The Ukrainian authorities say all passengers on board had been screened twice for the virus before being allowed to fly, but that was not enough to pacify the protesters.
“Isn’t there any other place in Ukraine that can host 50 people, that is located in more or less remote villages or in far-off areas where there is no threat to population?” queried resident Yuriy Dzyubenko.
One protester was heard suggesting they should be kept at Chernobyl, the site of the world’s worst nuclear disaster in 1986. Another suggested taking them to parliament, while another said Zelenskiy, Ukraine’s president, should house them himself if he really believed there was no danger.
“This is what I am telling him, telling the president: ‘Take 10 people, then I will take two,’” a man called Yuriy, who did not give his last name, said.
Nine police and one civilian were hospitalised, regional police said in a statement.

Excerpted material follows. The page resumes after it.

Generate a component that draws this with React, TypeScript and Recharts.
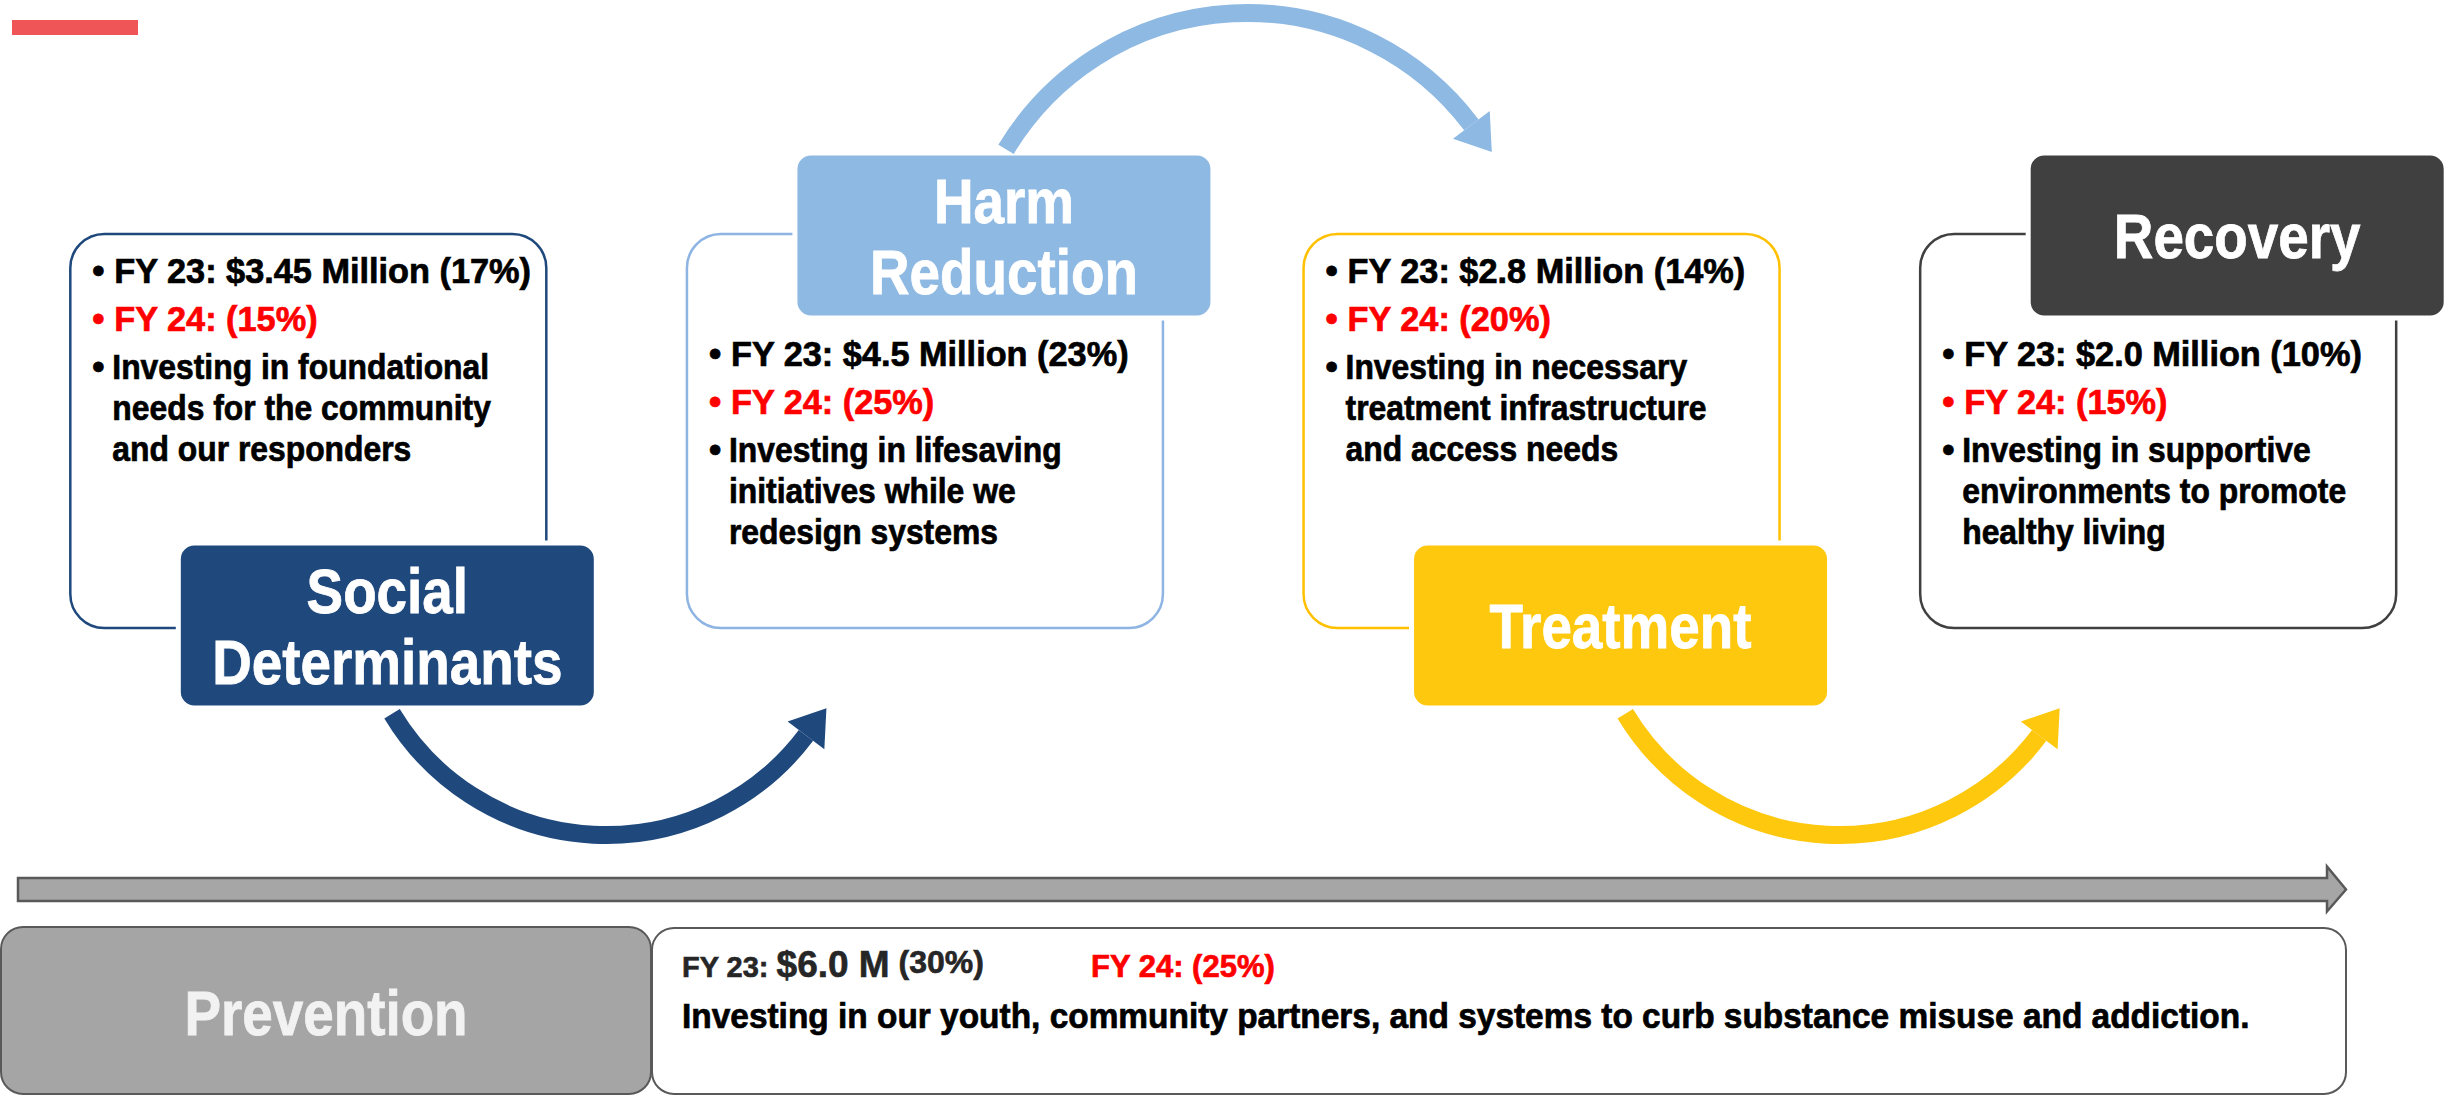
import React from 'react'
import { ComposedChart, Scatter, XAxis, YAxis } from 'recharts'

// stages of the continuum, left to right
const stages = ['Social Determinants', 'Harm Reduction', 'Treatment', 'Recovery']
const titleLines = [['Social', 'Determinants'], ['Harm', 'Reduction'], ['Treatment'], ['Recovery']]
const fy23Amounts = ['$3.45 Million', '$4.5 Million', '$2.8 Million', '$2.0 Million']
const fy23Shares = [17, 23, 14, 10]
const fy24Shares = [15, 25, 20, 15]
const descriptions = [
  ['Investing in foundational', 'needs for the community', 'and our responders'],
  ['Investing in lifesaving', 'initiatives while we', 'redesign systems'],
  ['Investing in necessary', 'treatment infrastructure', 'and access needs'],
  ['Investing in supportive', 'environments to promote', 'healthy living'],
]

// prevention runs underneath everything
const preventionLabel = 'Prevention'
const preventionAmount = '$6.0 M'
const preventionFy23Share = 30
const preventionFy24Share = 25
const preventionText = 'Investing in our youth, community partners, and systems to curb substance misuse and addiction.'

const fills = ['#1F497D', '#8EB9E3', '#FEC80E', '#404040']
const borders = ['#1F497D', '#8DB4E2', '#FFC000', '#404040']
const RED = '#FF0000'
const FONT = "'Liberation Sans', Arial, sans-serif"

const W = 2448
const H = 1096

const stageRows = stages.map((name, i) => ({ x: i, y: 0, index: i, name, titleOnTop: i % 2 === 1 }))
const preventionRows = [{ x: -0.5, y: -1, name: preventionLabel }]

const rad = (d: number) => (d * Math.PI) / 180

function ArcArrow({ ccx, ccy, r, a0, a1, color }: { ccx: number; ccy: number; r: number; a0: number; a1: number; color: string }) {
  const p0 = [ccx + r * Math.cos(rad(a0)), ccy + r * Math.sin(rad(a0))]
  const p1 = [ccx + r * Math.cos(rad(a1)), ccy + r * Math.sin(rad(a1))]
  const sweep = a1 > a0 ? 1 : 0
  const s = sweep ? 1 : -1
  const t = [-Math.sin(rad(a1)) * s, Math.cos(rad(a1)) * s]
  const n = [Math.cos(rad(a1)), Math.sin(rad(a1))]
  const L = 34
  const hw = 23
  const tip = [p1[0] + t[0] * L, p1[1] + t[1] * L]
  const b1 = [p1[0] + n[0] * hw, p1[1] + n[1] * hw]
  const b2 = [p1[0] - n[0] * hw, p1[1] - n[1] * hw]
  return (
    <g>
      <path d={`M${p0[0]},${p0[1]} A${r},${r} 0 0 ${sweep} ${p1[0]},${p1[1]}`} fill="none" stroke={color} strokeWidth={18} />
      <polygon points={`${tip[0]},${tip[1]} ${b1[0]},${b1[1]} ${b2[0]},${b2[1]}`} fill={color} />
    </g>
  )
}

// narrow, tall heading text (the source used a condensed face)
function Heading({ x, y, children, fill = '#fff' }: { x: number; y: number; children: React.ReactNode; fill?: string }) {
  return (
    <text transform={`translate(${x},${y}) scale(0.87,1)`} textAnchor="middle" fontFamily={FONT} fontWeight="bold" fontSize={63} fill={fill} stroke={fill} strokeWidth={0.8}>
      {children}
    </text>
  )
}

// body text, squeezed a little sideways
function Body({ x, y, sx = 1, size = 35, fill = '#000', children }: { x: number; y: number; sx?: number; size?: number; fill?: string; children: React.ReactNode }) {
  return (
    <text transform={`translate(${x},${y}) scale(${sx},1)`} fontFamily={FONT} fontWeight="bold" fontSize={size} fill={fill} stroke={fill} strokeWidth={0.7}>
      {children}
    </text>
  )
}

function StageCard(props: any) {
  const { cx, cy, payload } = props
  const i: number = payload.index
  const high: boolean = payload.titleOnTop
  const left = cx - 238
  const top = cy - 197
  const tLeft = left + 108
  const tTop = high ? top - 81 : top + 309
  const tx = left + 44
  const bx = left + 22
  const y0 = top + (high ? 132 : 49)
  const lines = titleLines[i]
  const titleBase = lines.length === 2 ? [tTop + 70, tTop + 141] : [tTop + 105]
  const next = i < stages.length - 1

  return (
    <g>
      <rect x={left} y={top} width={476} height={394} rx={34} fill="#fff" stroke={borders[i]} strokeWidth={2.5} />
      <Body x={bx} y={y0}>•</Body>
      <Body x={tx} y={y0} sx={0.98}>{`FY 23: ${fy23Amounts[i]} (${fy23Shares[i]}%)`}</Body>
      <Body x={bx} y={y0 + 48} fill={RED}>•</Body>
      <Body x={tx} y={y0 + 48} sx={0.98} fill={RED}>{`FY 24: (${fy24Shares[i]}%)`}</Body>
      <Body x={bx} y={y0 + 96}>•</Body>
      {descriptions[i].map((d, k) => (
        <Body key={k} x={tx - 2} y={y0 + 96 + k * 41} sx={0.91}>{d}</Body>
      ))}
      <rect x={tLeft} y={tTop} width={418} height={165} rx={16} fill={fills[i]} stroke="#fff" strokeWidth={5} />
      {lines.map((l, k) => (
        <Heading key={k} x={tLeft + 209} y={titleBase[k]}>{l}</Heading>
      ))}
      {next && (high
        ? <ArcArrow ccx={tLeft + 452} ccy={tTop + 141} r={281} a0={211} a1={323} color={fills[i]} />
        : <ArcArrow ccx={tLeft + 428} ccy={tTop + 165 - 123} r={250} a0={149} a1={37} color={fills[i]} />)}
    </g>
  )
}

function PreventionRow(props: any) {
  const { cx, cy } = props
  const left = cx
  const shaftTop = cy - 133
  const shaftBot = cy - 110
  const mid = (shaftTop + shaftBot) / 2
  const arrow = `M${left + 18},${shaftTop} L${left + 2327},${shaftTop} L${left + 2327},${mid - 23} L${left + 2346},${mid} L${left + 2327},${mid + 22} L${left + 2327},${shaftBot} L${left + 18},${shaftBot} Z`
  const boxTop = cy - 84
  return (
    <g>
      <path d={arrow} fill="#A6A6A6" stroke="#595959" strokeWidth={2.5} />
      <rect x={left + 1} y={boxTop} width={650} height={167} rx={22} fill="#A5A5A5" stroke="#595959" strokeWidth={2} />
      <rect x={left + 652} y={boxTop + 1} width={1694} height={166} rx={22} fill="#fff" stroke="#595959" strokeWidth={2} />
      <Heading x={left + 326} y={cy + 24} fill="#F2F2F2">{preventionLabel}</Heading>
      <text x={left + 682} y={cy - 34} fontFamily={FONT} fontWeight="bold" fill="#262626" stroke="#262626" strokeWidth={0.6}>
        <tspan fontSize={29}>FY 23: </tspan>
        <tspan fontSize={37}>{preventionAmount}</tspan>
        <tspan fontSize={32} dy={-4}>{` (${preventionFy23Share}%)`}</tspan>
      </text>
      <Body x={left + 1091} y={cy - 34} size={31} fill={RED}>{`FY 24: (${preventionFy24Share}%)`}</Body>
      <Body x={left + 682} y={cy + 17} size={35} sx={0.955}>{preventionText}</Body>
    </g>
  )
}

export default function App() {
  return (
    <div style={{ position: 'absolute', left: 0, top: 0, width: W, height: H, background: '#fff' }}>
      <div style={{ position: 'absolute', left: 12, top: 20, width: 126, height: 15, background: '#EF5457' }} />
      <ComposedChart width={W} height={H} margin={{ top: 0, right: 0, bottom: 0, left: 0 }}>
        <XAxis type="number" dataKey="x" domain={[-0.5, 3.47]} hide />
        <YAxis type="number" dataKey="y" domain={[-1.1466, 0.7431]} hide />
        <Scatter data={preventionRows} dataKey="y" shape={PreventionRow} isAnimationActive={false} />
        <Scatter data={stageRows} dataKey="y" shape={StageCard} isAnimationActive={false} />
      </ComposedChart>
    </div>
  )
}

More than 10 protesters were detained, and Ukraine’s interior minister, Arsen Avakov, visited the site of the skirmishes to try to calm the crowd down. He urged the protesters “not to fall for provocations and be understanding of the necessity for these temporary measures”.
“The situation is rather heated,” Poltava’s regional police spokesman Yuri Sulayev said.
President Volodymyr Zelenskiy also weighed in, saying the protests showed “not the best side of our character”. In a statement on his Facebook page, Zelenskiy said the authorities had done everything possible to make sure the virus would not spread to Ukraine.
“But there is another danger that I would like to mention. The danger of forgetting that we are all human and we are all Ukrainian,” he said.
Municipal legislators in the village vowed to continue opposing the evacuation, saying that the sanitarium’s sewage system was linked to the one in the village and ends up in a nearby waste facility.
“We can’t allow putting the health and life of local residents at risk, and demand that top officials take urgent moves to prevent people from China from being put here,” they said in a statement.
Amid the clashes between local residents and police, Ukraine’s prime minister, Oleksiy Honcharuk, said he would immediately fly to the site to oversee matters personally.
A plane with 45 Ukrainians and 27 foreign nationals took off from Wuhan early on Thursday, the origin of the outbreak that has infected more than 75,000 people worldwide and killed over 2,100.
Those evacuated included nationals from Belarus, Kazakhstan, Argentina, Ecuador, Costa Rica, the Dominican Republic and Panama.